Tesla uses ‘dangerous batteries’, whistle-blower says as Elon Musk derides him as ‘horrible’
A fired Tesla technician whom Musk called a ‘horrible human being’ tells a US agency the carmaker has used dangerous batteries

Martin Tripp, the fired Tesla technician fighting a corporate legal battle and a war of words with chief Elon Musk, has formally filed a tip with the US Securities and Exchange Commission (SEC) alleging the carmaker lied to investors and used dangerous batteries in its electric cars, his lawyer said.
Tripp told the SEC on Friday that the Silicon Valley car company, whose US$53 billion value rivals that of General Motors, had pushed for a number of potentially damaging measures to meet production quotas, including placing batteries with puncture holes into vehicles and reusing scrapped parts.

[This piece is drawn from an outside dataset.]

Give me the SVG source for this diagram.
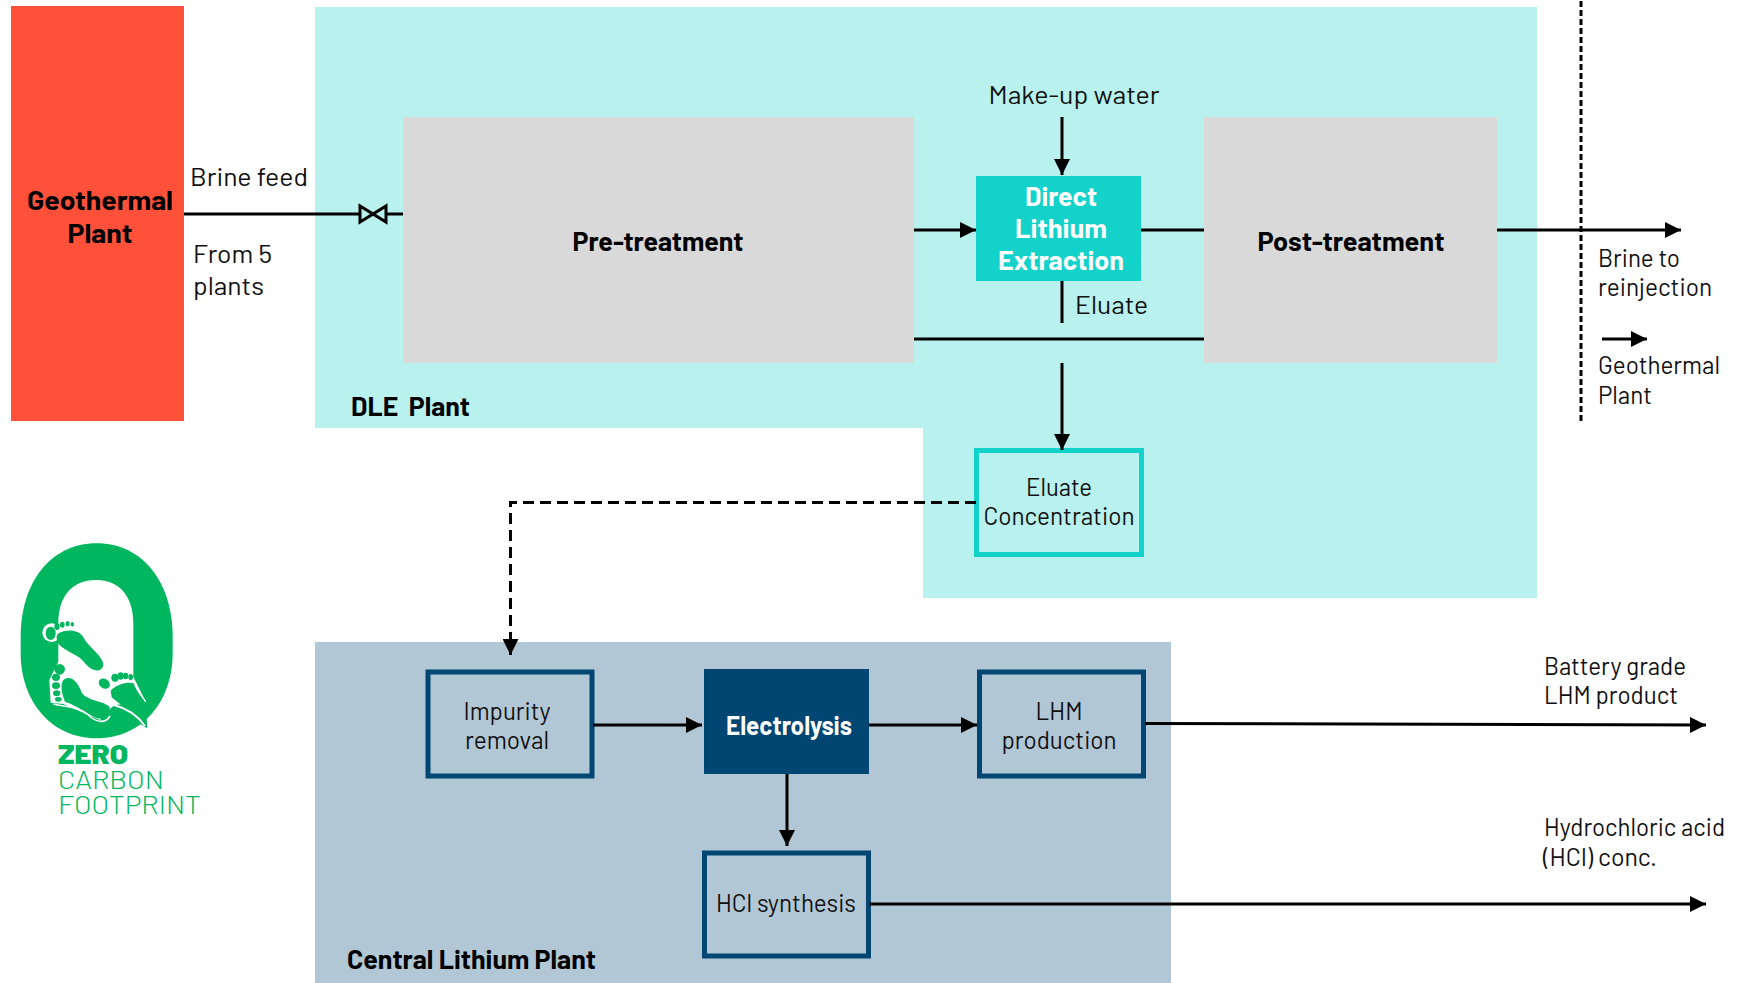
<svg xmlns="http://www.w3.org/2000/svg" width="1752" height="983" viewBox="0 0 1752 983">
<defs>
<marker id="ah" markerUnits="userSpaceOnUse" markerWidth="16" markerHeight="16" refX="16" refY="8" orient="auto"><path d="M0 0L16 8L0 16Z" fill="#000"/></marker>
</defs>
<style>
text{font-family:"Barlow","Roboto","Liberation Sans",sans-serif;font-size:25.5px;fill:#111;white-space:pre}
.c{text-anchor:middle}
.b{font-weight:700;fill:#000;font-size:27px}
.w{font-weight:700;fill:#fff;font-size:27px}
.l{fill:none;stroke:#000;stroke-width:3}
.gl{fill:#00b65e}
.wt{fill:#fff}
.lt{fill:#00b65e;font-size:26px;font-weight:300}
.box{fill:none;stroke:#004673;stroke-width:5}
</style>
<rect width="1752" height="983" fill="#fff"/>
<g id="dle-plant"><path d="M315 7H1537V598H923V428H315Z" fill="#b8f1ee"/><text class="b" x="351" y="416" textLength="119" lengthAdjust="spacingAndGlyphs">DLE  Plant</text></g>
<g id="central-lithium-plant"><rect x="315" y="642" width="856" height="341" fill="#b2c7d5"/><text class="b" x="347" y="969" textLength="249" lengthAdjust="spacingAndGlyphs">Central Lithium Plant</text></g>
<g id="geothermal-plant"><rect x="11" y="6" width="173" height="415" fill="#ff513a"/><text class="b c" x="100" y="210" textLength="146" lengthAdjust="spacingAndGlyphs">Geothermal</text><text class="b c" x="100" y="243" textLength="65" lengthAdjust="spacingAndGlyphs">Plant</text></g>
<g id="pre-treatment"><rect x="403" y="117" width="511" height="246" fill="#d9d9d9"/><text class="b c" x="658" y="251" textLength="171" lengthAdjust="spacingAndGlyphs">Pre-treatment</text></g>
<g id="post-treatment"><rect x="1204" y="117" width="293" height="246" fill="#d9d9d9"/><text class="b c" x="1351" y="251" textLength="187" lengthAdjust="spacingAndGlyphs">Post-treatment</text></g>
<g id="dle"><rect x="976" y="176" width="165" height="105" fill="#12d2c9"/><text class="w c" x="1061" y="206" textLength="72" lengthAdjust="spacingAndGlyphs">Direct</text><text class="w c" x="1061" y="238" textLength="92" lengthAdjust="spacingAndGlyphs">Lithium</text><text class="w c" x="1061" y="270" textLength="126" lengthAdjust="spacingAndGlyphs">Extraction</text></g>
<g id="eluate-concentration"><rect x="976.5" y="450.5" width="165" height="104" fill="none" stroke="#12d2c9" stroke-width="5"/><text class="c" x="1059" y="496" textLength="66" lengthAdjust="spacingAndGlyphs">Eluate</text><text class="c" x="1059" y="525" textLength="151" lengthAdjust="spacingAndGlyphs">Concentration</text></g>
<g id="impurity-removal"><rect class="box" x="428" y="672" width="164" height="104"/><text class="c" x="507" y="720" textLength="87" lengthAdjust="spacingAndGlyphs">Impurity</text><text class="c" x="507" y="749" textLength="84" lengthAdjust="spacingAndGlyphs">removal</text></g>
<g id="electrolysis"><rect x="704" y="669" width="165" height="105" fill="#004673"/><text class="w c" x="789" y="735" textLength="126" lengthAdjust="spacingAndGlyphs">Electrolysis</text></g>
<g id="lhm-production"><rect class="box" x="979.5" y="672" width="164" height="104"/><text class="c" x="1059" y="720" textLength="47" lengthAdjust="spacingAndGlyphs">LHM</text><text class="c" x="1059" y="749" textLength="115" lengthAdjust="spacingAndGlyphs">production</text></g>
<g id="hcl-synthesis"><rect class="box" x="704.500" y="853" width="164" height="103"/><text class="c" x="786" y="912" textLength="140" lengthAdjust="spacingAndGlyphs">HCl synthesis</text></g>
<g id="connectors">
<path class="l" d="M184 214H359"/><path class="l" d="M387 214H403"/>
<path d="M360 206V222L386 206V222Z" fill="none" stroke="#000" stroke-width="3"/>
<path class="l" marker-end="url(#ah)" d="M914 230H976"/>
<path class="l" marker-end="url(#ah)" d="M1062 117V175"/>
<path class="l" d="M1141 230H1204"/>
<path class="l" d="M1062 281V323"/>
<path class="l" d="M914 339H1204"/>
<path class="l" marker-end="url(#ah)" d="M1062 363V450"/>
<path class="l" marker-end="url(#ah)" d="M1497 230H1681"/>
<path class="l" d="M1581 1V422" stroke-dasharray="6 3"/>
<path class="l" marker-end="url(#ah)" d="M1602 339H1647"/>
<path class="l" stroke-dasharray="11 6" marker-end="url(#ah)" d="M976 502.500H510.500V655"/>
<path class="l" marker-end="url(#ah)" d="M593 725H702"/>
<path class="l" marker-end="url(#ah)" d="M869 725H977"/>
<path class="l" marker-end="url(#ah)" d="M1145 723.500L1706 725"/>
<path class="l" marker-end="url(#ah)" d="M787 774V846"/>
<path class="l" marker-end="url(#ah)" d="M869 904H1706"/>
</g>
<g id="labels">
<text x="190" y="186" textLength="118" lengthAdjust="spacingAndGlyphs">Brine feed</text><text x="193" y="263" textLength="79" lengthAdjust="spacingAndGlyphs">From 5</text><text x="193" y="295" textLength="71" lengthAdjust="spacingAndGlyphs">plants</text>
<text class="c" x="1074" y="104" textLength="171" lengthAdjust="spacingAndGlyphs">Make-up water</text><text x="1075" y="314" textLength="73" lengthAdjust="spacingAndGlyphs">Eluate</text>
<text x="1598" y="267" textLength="82" lengthAdjust="spacingAndGlyphs">Brine to</text><text x="1598" y="296" textLength="114" lengthAdjust="spacingAndGlyphs">reinjection</text><text x="1598" y="374" textLength="122" lengthAdjust="spacingAndGlyphs">Geothermal</text><text x="1598" y="404" textLength="54" lengthAdjust="spacingAndGlyphs">Plant</text>
<text x="1544" y="675" textLength="142" lengthAdjust="spacingAndGlyphs">Battery grade</text><text x="1544" y="704" textLength="134" lengthAdjust="spacingAndGlyphs">LHM product</text>
<text x="1544" y="836" textLength="181" lengthAdjust="spacingAndGlyphs">Hydrochloric acid</text><text x="1543" y="866" textLength="114" lengthAdjust="spacingAndGlyphs">(HCl) conc.</text>
</g>
<g id="logo">
<g transform="translate(0,520) scale(0.33333)">
<path class="gl" d="M290 70C430 70 518 190 518 350V400C518 540 430 655 290 655C150 655 62 540 62 400V350C62 190 150 70 290 70Z"/>
<path class="wt" d="M175 310C175 230 215 180 288 180C360 180 400 230 400 310L400 470L437 545L345 555L325 570L300 600L190 552L152 548L148 480L175 425Z"/>
<ellipse class="wt" cx="155" cy="338" rx="28" ry="28"/>
<g class="gl">
<path d="M176 340C200 325 240 330 250 352C265 382 310 408 310 435C305 460 275 455 255 430C240 405 195 395 176 372C168 358 168 345 176 340Z"/>
<ellipse cx="152" cy="340" rx="15" ry="20"/>
<ellipse cx="171" cy="320" rx="8" ry="10"/><ellipse cx="187" cy="314" rx="7" ry="9"/><ellipse cx="203" cy="311" rx="6" ry="8"/><ellipse cx="217" cy="313" rx="5" ry="7"/>
<path d="M190 480C215 462 235 490 245 518C265 545 310 540 330 562C322 580 315 596 300 596C268 590 240 560 195 545C185 520 180 495 190 480Z"/>
<circle cx="179" cy="448" r="16"/><ellipse cx="168" cy="472" rx="12" ry="11"/><ellipse cx="168" cy="497" rx="12" ry="10"/><ellipse cx="170" cy="520" rx="11" ry="9"/><ellipse cx="175" cy="538" rx="10" ry="7"/>
<ellipse cx="313" cy="491" rx="18" ry="14" transform="rotate(35 313 491)"/><ellipse cx="345" cy="473" rx="11" ry="12"/><ellipse cx="362" cy="468" rx="9" ry="11"/><ellipse cx="377" cy="468" rx="8" ry="10"/><ellipse cx="392" cy="471" rx="7" ry="9"/>
<path d="M332 512C350 492 385 485 402 490C410 515 425 530 437 548L442 625L420 612C400 575 360 555 335 532Z"/>
</g>
<path d="M402 488C408 510 425 525 437 545" fill="none" stroke="#fff" stroke-width="4"/>
<path d="M342 555C380 565 412 585 435 618" fill="none" stroke="#fff" stroke-width="6"/>
<path d="M160 552C205 562 240 562 265 585C290 610 318 610 330 588" fill="none" stroke="#fff" stroke-width="5"/>
</g>
<text x="58" y="764" class="lt" style="font-weight:900;font-size:26px" textLength="70" lengthAdjust="spacingAndGlyphs">ZERO</text>
<text x="58" y="789" class="lt" textLength="106" lengthAdjust="spacingAndGlyphs">CARBON</text>
<text x="58" y="814" class="lt" textLength="143" lengthAdjust="spacingAndGlyphs">FOOTPRINT</text>
</g>
</svg>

The company, Tripp said, had also inflated the number of Model 3 sedans it was making each week by as much as 44 per cent, skewing the figure that investors and buyers had for months watched closely for clues to Tesla’s performance.

Tesla did not immediately respond to requests for comment. The company has in the past repeatedly denied Tripp’s claims, saying no batteries with puncture holes had been used in cars, that Tripp was wrong about the scrap materials, and that the company’s production numbers were accurate. The SEC declined to comment.
Tesla fired Tripp last month and sued him for allegedly hacking the company’s computer systems, leaking false and damaging information to the press, and stealing valuable secrets, which Tripp denies.